Gross Operating Income: Definitions are like artichokes. You need to peel the layers off one at a time. In this case, take the Gross Scheduled Income, which is the property’s annual income if all space were in fact rented and all of the rent actually collected. Subtract from this amount an allowance for vacancy and credit loss. The result is the Gross Operating Income.

 

Operating Expenses: This is the term that causes the greatest mischief. Many people say, “If I have to pay it, then it’s an operating expense.” That is not always true. To be considered a real estate operating expense, an item must be necessary to maintain a piece of a property and to insure its ability to continue to produce income. Loan payments, depreciation and capital expenditures are not considered operating expenses.

 

For example, utilities, supplies, snow removal and property management are all operating expenses. Repairs and maintenance are operating expenses, but improvements and additions are not – they are capital expenditures. Property tax is an operating expense, but your personal income-tax liability generated by the property is not. Your mortgage interest may be a deductible expense, but it is not an operating expense. You may need a mortgage to afford the property, but not to operate it.

 

Subtract the Operating Expenses from the Gross Operating Income and you have the NOI.

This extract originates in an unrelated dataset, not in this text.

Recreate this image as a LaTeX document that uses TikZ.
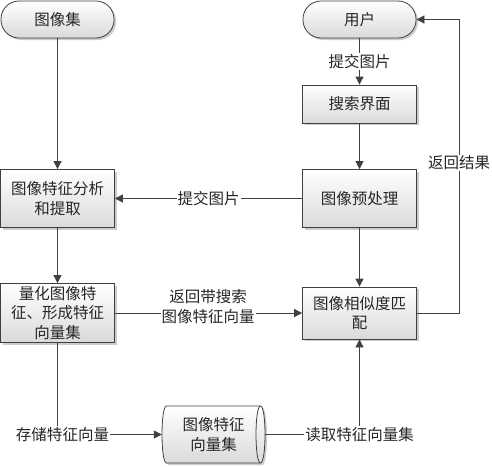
\documentclass[tikz,border=0pt]{standalone}
\usepackage{fontspec}
\setmainfont{Noto Sans CJK SC}
\usetikzlibrary{arrows.meta,shadows}
\definecolor{ln}{HTML}{404040}
\definecolor{boxbot}{HTML}{DADADA}
\definecolor{txt}{HTML}{262626}
\begin{document}
\begin{tikzpicture}[x=1pt,y=-1pt,
  font=\fontsize{15.5}{19.5}\selectfont,
  shade/.style={draw=ln, line width=0.8pt, top color=white, bottom color=boxbot,
    drop shadow={shadow xshift=2pt,shadow yshift=-2pt,fill=black,opacity=0.2}},
  box/.style={shade, align=center, inner sep=1pt, text=txt},
  term/.style={box, rounded corners=18pt, minimum width=113pt, minimum height=37pt},
  proc/.style={box, minimum width=114pt},
  arr/.style={draw=ln, line width=0.8pt, -{Triangle[length=8pt,width=8pt]}},
  lbl/.style={fill=white, inner sep=1pt, align=center, text=txt}]
\useasboundingbox (0,0) rectangle (492,466);
\node[term] (set)  at (57.5,19.5) {图像集};
\node[term] (user) at (359.5,19.5) {用户};
\node[proc, minimum height=38pt] (search) at (359.5,104) {搜索界面};
\node[proc, minimum height=58pt] (pre) at (359.5,198.5) {图像预处理};
\node[proc, minimum height=58pt] (ana) at (57.5,198.5) {图像特征分析\\和提取};
\node[proc, minimum height=59pt] (quant) at (57.5,313) {量化图像特\\征、形成特征\\向量集};
\node[proc, minimum height=52pt] (match) at (359.5,313) {图像相似度匹\\配};
% cylinder (horizontal, open end at right)
\path[shade] (166.5,406) -- (260.5,406)
  .. controls (266.5,406) and (266.5,463) .. (260.5,463) -- (166.5,463)
  .. controls (160.5,463) and (160.5,406) .. (166.5,406) -- cycle;
\draw[draw=ln, line width=0.8pt] (260.5,406) .. controls (254.5,406) and (254.5,463) .. (260.5,463);
\node[minimum width=103pt, minimum height=57pt, inner sep=0pt, align=center, text=txt] (cyl) at (213.5,434.5) {图像特征\\向量集};
\coordinate (rt) at (459,19.5);
\draw[arr] (set) -- (ana);
\draw[arr] (user) -- node[lbl]{提交图片} (search);
\draw[arr] (search) -- (pre);
\draw[arr] (pre) -- node[lbl]{提交图片} (ana);
\draw[arr] (ana) -- (quant);
\draw[arr] (quant) -- (match);
\node[lbl] (qlbl) at (208,306.5) {返回带搜索\\图像特征向量};
\draw[arr] (pre) -- (match);
\draw[arr] (match.east) -| (rt) -- (user.east);
\node[lbl] (rlbl) at (459,163) {返回结果};
\draw[arr] (quant.south) |- node[lbl,pos=0.5,xshift=5pt]{存储特征向量} (cyl.west);
\draw[arr] (cyl.east) -| node[lbl,pos=0.5]{读取特征向量集} (match.south);
\end{tikzpicture}
\end{document}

Why all the nitpicking? Because NOI is essential to apprehending the market value of a piece of income-producing real estate. That market value is a function of its “income stream,” and NOI is all about income stream. As heartless as it may sound, a real estate investment is not a felicitous assemblage of bricks, boards, bx cables and bathroom fixtures. It is an income stream generated by the operation of the property, independent of external factors such as financing and income taxes.

 

In truth, investors don’t decide to buy properties; they decide to buy the income streams of those properties. This is not such a radical notion. When was the last time you chose a stock based upon the aesthetics of the stock certificate? (“Broker, what do you have in a nice mauve filigree border?”) Never. You buy the anticipated economic benefits. The same is true of investors in income-producing real estate.

 

Those readers who have not yet been lulled to sleep by this dissertation will alertly point out that they have in fact observed changes in the value of income property precipitated by changes in mortgage interest rates and in tax laws. Doesn’t that observation contradict our assertion about external factors?

 

Go back to our earlier article on the use of capitalization rates, and you will recall that there are two elements to the value equation: the NOI and the cap rate. The NOI represents a return on the purchase price of the property; and the cap rate is the rate of that return. Hence, a property with a $1,000,000 purchase price and a $100,000 NOI has a 10% capitalization rate. However, the investor will purchase that property for $1,000,000 only if he or she judges 10% to be a satisfactory return.

 

What happens if interest rates go up? In that case, there may be other opportunities competing for the investor’s capital – bonds, for example – and that investor may now be interested in this same piece of property only if its return is higher, say 12%. Apply the 12% cap rate (PV = NOI / Cap Rate), and now the investor is willing to pay about $833,000. External circumstances have not affected the operation of the property or the NOI. They have affected the rate of return that the buyer will demand, and it is that change that impacts the market value of the property.

 

In short, the NOI expresses an objective measure of a property’s income stream while the required capitalization rate is the investor’s subjective estimate of how well his capital must perform. The former is mostly science, subject to definition and formula, while the latter is largely art, affected by factors outside the property, such as market conditions and federal tax policies. The two work together to give us our estimate of market value.